One other section that I attended at the Society of Biblical Literature meeting in Baltimore was devoted to the field of social memory and the historical Jesus. This was a very interesting panel, of four papers, devoted to what we can say about the recollections of Jesus found in the Gospels, based on what psychologists now tell us about memory, and what historians familiar with this psychological work are saying about how the past can be remembered. I found one paper in particular to be especially interesting, because the author, a very smart scholar named Zeba Crook, used developments in the psychology of memory to argue that we can NOT know anything about the historical Jesus.

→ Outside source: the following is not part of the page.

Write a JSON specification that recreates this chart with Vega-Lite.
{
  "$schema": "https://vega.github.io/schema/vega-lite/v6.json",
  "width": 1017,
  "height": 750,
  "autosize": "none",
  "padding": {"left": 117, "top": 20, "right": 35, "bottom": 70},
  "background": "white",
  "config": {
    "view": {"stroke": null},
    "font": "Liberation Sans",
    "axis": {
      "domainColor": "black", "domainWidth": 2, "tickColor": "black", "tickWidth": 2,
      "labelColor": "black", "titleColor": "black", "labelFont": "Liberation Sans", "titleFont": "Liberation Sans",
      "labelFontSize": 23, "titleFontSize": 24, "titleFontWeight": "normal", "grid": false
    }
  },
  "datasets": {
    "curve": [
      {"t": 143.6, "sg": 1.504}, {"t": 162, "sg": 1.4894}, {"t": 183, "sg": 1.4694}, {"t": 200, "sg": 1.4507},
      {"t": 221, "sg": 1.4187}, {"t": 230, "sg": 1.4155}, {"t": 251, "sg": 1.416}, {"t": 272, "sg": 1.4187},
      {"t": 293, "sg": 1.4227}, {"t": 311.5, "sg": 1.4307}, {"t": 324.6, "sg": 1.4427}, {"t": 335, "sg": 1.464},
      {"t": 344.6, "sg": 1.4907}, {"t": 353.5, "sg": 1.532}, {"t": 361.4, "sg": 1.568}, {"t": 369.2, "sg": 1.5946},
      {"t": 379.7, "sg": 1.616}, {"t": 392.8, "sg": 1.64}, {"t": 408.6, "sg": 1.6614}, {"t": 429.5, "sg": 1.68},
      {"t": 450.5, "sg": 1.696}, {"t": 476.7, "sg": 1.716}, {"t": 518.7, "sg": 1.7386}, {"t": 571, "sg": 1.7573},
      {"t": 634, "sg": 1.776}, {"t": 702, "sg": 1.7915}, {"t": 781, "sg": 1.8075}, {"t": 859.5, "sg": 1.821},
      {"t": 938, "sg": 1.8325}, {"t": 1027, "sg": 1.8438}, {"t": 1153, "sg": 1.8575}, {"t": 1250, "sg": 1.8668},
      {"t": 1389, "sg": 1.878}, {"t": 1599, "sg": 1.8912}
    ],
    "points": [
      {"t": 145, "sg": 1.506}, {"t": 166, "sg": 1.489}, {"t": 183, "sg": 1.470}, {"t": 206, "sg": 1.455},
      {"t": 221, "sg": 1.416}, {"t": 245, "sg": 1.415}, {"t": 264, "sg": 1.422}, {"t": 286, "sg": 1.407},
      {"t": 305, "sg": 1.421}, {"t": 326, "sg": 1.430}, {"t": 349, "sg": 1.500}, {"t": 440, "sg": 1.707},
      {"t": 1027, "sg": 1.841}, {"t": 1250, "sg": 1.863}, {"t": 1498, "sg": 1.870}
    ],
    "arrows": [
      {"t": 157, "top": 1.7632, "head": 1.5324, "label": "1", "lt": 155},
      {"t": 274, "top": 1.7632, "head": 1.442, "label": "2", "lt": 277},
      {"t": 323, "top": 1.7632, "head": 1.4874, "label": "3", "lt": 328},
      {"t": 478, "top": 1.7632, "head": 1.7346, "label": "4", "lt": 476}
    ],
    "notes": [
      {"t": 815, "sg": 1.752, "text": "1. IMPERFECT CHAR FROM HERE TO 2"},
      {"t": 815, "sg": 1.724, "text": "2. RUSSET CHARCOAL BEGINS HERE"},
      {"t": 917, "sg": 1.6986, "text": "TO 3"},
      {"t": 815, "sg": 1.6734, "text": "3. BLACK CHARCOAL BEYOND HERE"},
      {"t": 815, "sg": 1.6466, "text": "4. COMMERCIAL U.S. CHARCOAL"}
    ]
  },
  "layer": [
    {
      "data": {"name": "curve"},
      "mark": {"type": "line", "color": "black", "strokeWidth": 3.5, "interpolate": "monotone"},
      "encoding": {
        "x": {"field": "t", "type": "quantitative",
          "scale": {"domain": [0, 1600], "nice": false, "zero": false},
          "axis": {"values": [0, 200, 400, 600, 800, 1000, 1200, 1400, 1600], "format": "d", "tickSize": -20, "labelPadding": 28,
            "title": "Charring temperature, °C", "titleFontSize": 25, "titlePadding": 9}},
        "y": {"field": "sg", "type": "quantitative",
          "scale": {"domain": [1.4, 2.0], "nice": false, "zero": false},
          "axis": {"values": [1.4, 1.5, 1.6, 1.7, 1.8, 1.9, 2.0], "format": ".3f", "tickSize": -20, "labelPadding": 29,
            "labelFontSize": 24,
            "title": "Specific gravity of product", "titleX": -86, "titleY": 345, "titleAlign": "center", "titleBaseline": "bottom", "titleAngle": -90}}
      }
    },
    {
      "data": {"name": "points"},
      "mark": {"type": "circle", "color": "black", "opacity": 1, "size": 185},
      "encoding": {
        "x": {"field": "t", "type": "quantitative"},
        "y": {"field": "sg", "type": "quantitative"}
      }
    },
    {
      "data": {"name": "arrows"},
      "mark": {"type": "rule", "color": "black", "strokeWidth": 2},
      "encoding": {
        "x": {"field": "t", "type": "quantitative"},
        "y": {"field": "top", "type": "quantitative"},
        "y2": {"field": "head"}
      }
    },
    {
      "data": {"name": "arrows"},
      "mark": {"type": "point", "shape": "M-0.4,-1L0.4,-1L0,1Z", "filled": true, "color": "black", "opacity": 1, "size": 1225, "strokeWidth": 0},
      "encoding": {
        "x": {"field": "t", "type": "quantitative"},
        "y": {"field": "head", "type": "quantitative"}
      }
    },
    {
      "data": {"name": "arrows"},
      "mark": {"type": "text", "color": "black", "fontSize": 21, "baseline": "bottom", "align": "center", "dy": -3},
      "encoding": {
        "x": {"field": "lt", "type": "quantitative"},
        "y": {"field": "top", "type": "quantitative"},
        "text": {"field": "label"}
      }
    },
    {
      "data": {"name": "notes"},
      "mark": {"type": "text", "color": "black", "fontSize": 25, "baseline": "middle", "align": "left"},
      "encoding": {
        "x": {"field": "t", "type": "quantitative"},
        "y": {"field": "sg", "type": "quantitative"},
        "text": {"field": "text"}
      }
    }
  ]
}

Crook’s paper (I’m reconstructing this from my mind, based on what I heard two days ago; I may get some of this wrong. But if Crook’s point is correct, then I can’t reconstruct the event at all, as you’ll see!) was based on the phenomenon of memory distortion. Psychologists have determined several things about memory and how it gets distorted. For one thing, distortion happens all the time, either because our memories are faulty or because in conversation with other people (or, say, with the media, as we read “accounts” what happened) our views about what took place change – away from what really happened.

Memory distortion happens all the time; it cannot be prevented; and here’s the tricky part – we are unable to differentiate, in our heads, between an accurate memory of what happened in the past and a distorted memory of it. When we mis-remember something, it is absolutely as vivid in our minds as a real memory as the thing that we remember correctly. Psychologists have shown all this. And what it means is that we don’t know ourselves whether our memories are distorted or not.

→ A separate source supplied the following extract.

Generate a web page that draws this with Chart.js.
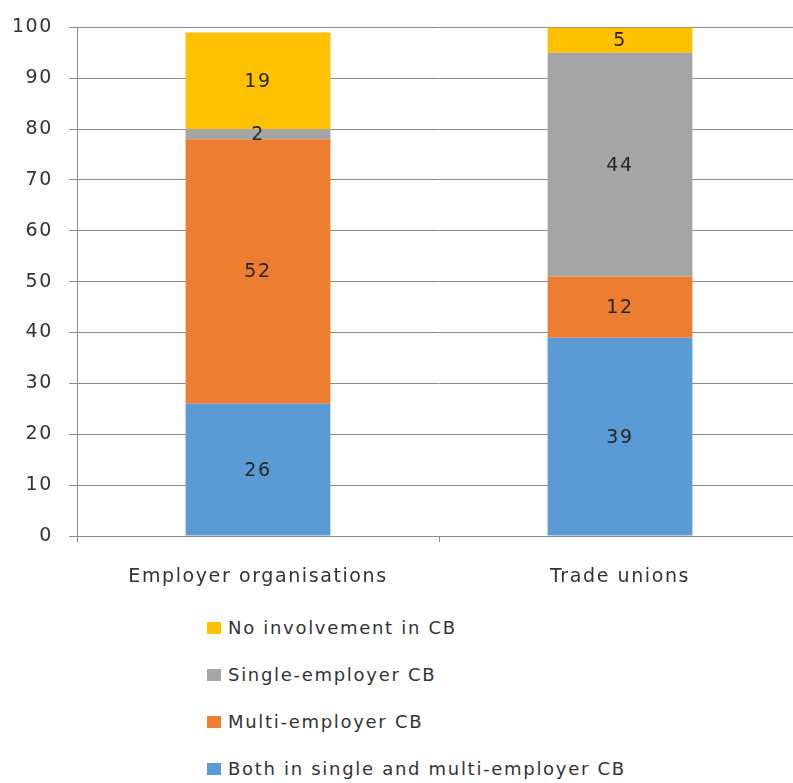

And so there have been studies of how people “remember” such things as the first war in Iraq, the Cuban missile crisis, the Allied victory in Europe, and have shown conclusively that these things in fact are misremembered.

The problem is that if “history” is based on how people remember the past – or how they portray the past in writing, even if they do so soon after the past events have transpired – and people consistently distort the past in their memories, then there is no way to have any real access to the past.